Problem to work on
Each line from the top of the listing through the one holding "import plotly.graph_objects as go" should be restated word for word, with nothing added and no pictures.

== Data segment

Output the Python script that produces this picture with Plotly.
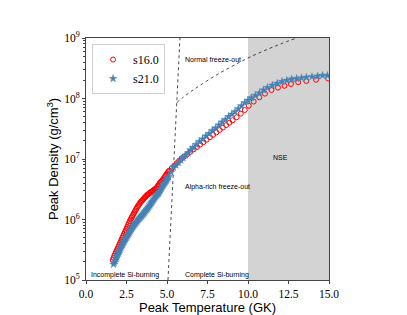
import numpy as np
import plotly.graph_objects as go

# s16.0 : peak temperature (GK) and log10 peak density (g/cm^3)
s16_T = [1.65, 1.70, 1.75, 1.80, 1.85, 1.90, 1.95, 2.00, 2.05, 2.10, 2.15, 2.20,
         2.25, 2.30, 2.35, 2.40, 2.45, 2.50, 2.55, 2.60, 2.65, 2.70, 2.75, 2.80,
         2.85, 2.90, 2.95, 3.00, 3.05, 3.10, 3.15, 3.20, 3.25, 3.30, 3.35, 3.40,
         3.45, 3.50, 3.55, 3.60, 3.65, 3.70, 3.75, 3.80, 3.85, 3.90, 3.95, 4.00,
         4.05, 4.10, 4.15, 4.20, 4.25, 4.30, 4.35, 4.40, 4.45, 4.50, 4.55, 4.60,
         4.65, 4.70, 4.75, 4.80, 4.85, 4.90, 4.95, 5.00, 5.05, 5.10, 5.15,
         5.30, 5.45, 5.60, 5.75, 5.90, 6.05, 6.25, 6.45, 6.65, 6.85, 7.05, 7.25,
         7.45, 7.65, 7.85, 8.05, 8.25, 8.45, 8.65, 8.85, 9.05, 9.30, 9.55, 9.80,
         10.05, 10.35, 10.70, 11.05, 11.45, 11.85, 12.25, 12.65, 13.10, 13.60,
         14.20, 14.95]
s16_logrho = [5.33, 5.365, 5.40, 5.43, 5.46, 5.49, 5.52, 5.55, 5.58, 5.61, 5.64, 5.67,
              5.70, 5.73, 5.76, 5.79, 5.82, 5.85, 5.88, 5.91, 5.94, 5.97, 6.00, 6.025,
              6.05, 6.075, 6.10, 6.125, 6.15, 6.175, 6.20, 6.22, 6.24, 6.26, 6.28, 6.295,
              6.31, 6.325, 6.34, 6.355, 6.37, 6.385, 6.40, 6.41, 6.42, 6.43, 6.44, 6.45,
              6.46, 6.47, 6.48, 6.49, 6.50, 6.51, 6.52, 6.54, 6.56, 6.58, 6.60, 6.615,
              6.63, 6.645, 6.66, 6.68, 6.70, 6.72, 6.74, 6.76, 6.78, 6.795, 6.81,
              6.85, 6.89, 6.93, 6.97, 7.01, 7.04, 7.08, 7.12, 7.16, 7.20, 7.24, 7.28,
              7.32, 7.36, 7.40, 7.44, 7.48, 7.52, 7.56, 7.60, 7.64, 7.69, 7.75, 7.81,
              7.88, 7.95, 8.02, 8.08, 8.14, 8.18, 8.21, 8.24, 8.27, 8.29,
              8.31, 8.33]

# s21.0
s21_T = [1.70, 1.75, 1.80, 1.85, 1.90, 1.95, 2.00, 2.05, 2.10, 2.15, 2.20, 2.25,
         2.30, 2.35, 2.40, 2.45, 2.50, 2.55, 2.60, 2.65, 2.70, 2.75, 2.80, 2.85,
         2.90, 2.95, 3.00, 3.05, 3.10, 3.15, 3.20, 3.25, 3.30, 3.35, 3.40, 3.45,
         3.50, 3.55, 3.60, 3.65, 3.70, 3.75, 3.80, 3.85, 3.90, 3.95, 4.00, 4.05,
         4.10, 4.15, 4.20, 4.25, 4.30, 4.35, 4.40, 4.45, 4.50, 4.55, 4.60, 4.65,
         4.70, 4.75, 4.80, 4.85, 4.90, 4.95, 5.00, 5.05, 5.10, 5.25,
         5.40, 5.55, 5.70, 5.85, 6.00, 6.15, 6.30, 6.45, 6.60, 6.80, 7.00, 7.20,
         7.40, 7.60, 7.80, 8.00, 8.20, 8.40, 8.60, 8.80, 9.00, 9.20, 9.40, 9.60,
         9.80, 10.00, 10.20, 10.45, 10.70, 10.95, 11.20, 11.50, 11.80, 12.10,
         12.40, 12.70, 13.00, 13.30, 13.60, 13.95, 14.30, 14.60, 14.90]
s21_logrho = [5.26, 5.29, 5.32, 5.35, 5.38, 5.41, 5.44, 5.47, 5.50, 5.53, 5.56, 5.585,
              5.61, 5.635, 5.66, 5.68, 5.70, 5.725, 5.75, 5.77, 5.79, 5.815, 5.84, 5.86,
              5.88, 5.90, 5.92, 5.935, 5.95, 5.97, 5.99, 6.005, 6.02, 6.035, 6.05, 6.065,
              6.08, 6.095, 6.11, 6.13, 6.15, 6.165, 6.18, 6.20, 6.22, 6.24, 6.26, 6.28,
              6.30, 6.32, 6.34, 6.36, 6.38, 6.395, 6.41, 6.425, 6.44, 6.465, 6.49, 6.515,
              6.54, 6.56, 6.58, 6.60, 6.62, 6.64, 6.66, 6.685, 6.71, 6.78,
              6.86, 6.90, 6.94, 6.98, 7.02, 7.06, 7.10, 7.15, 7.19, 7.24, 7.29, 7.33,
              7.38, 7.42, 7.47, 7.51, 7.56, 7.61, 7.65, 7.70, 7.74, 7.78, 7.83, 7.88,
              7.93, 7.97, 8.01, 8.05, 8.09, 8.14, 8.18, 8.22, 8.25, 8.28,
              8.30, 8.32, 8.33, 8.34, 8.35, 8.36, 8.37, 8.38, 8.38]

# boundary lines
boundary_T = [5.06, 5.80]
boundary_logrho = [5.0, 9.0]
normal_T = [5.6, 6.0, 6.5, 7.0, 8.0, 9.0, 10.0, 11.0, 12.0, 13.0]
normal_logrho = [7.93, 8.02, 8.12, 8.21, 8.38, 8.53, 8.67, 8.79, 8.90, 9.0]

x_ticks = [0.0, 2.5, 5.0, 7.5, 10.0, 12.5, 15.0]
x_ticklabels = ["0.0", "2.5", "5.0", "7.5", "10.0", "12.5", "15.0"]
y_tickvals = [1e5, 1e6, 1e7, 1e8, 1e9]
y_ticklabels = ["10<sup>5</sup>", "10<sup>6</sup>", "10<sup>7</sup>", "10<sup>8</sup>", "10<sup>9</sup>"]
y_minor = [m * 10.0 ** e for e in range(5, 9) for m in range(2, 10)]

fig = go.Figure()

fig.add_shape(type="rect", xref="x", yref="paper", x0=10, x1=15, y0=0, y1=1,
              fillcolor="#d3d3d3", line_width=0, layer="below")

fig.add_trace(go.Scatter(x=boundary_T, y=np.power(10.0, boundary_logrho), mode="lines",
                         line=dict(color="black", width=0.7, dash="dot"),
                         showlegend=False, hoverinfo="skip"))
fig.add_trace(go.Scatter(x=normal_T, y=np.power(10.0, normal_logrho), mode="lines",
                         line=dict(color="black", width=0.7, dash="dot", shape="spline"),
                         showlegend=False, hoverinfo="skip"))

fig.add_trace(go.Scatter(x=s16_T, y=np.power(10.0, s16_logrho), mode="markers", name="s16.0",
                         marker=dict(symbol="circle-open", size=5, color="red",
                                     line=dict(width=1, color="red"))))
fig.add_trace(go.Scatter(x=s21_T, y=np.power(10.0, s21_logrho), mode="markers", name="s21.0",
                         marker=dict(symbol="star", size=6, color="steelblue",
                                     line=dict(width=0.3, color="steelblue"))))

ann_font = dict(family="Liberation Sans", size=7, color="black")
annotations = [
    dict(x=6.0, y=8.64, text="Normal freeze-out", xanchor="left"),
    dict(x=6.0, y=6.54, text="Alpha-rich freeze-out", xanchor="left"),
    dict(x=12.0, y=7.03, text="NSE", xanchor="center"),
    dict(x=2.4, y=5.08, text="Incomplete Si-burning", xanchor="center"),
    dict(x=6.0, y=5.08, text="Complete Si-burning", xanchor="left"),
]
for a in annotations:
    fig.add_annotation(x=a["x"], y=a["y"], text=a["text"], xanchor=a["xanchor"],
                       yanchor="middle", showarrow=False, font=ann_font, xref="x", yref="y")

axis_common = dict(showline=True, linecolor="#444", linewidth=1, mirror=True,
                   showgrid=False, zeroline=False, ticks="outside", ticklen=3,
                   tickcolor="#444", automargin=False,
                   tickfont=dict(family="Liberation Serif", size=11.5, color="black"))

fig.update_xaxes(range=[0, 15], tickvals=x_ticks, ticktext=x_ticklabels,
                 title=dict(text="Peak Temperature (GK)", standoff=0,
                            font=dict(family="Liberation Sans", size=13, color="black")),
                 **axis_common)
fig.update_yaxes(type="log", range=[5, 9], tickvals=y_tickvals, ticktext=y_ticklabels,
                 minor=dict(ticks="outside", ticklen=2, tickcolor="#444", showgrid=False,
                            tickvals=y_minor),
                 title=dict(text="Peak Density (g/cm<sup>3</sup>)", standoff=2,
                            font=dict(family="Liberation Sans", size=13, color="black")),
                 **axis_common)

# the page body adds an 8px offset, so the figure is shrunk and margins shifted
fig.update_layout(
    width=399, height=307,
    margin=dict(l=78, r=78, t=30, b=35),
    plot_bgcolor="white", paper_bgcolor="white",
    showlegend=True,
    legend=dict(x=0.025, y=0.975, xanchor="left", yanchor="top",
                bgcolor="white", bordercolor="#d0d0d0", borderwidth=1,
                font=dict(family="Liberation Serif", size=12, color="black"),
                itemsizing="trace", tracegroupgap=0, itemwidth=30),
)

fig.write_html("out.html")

====

Solved exercise
Output the Python script that produces this picture with Plotly.
import numpy as np
import plotly.graph_objects as go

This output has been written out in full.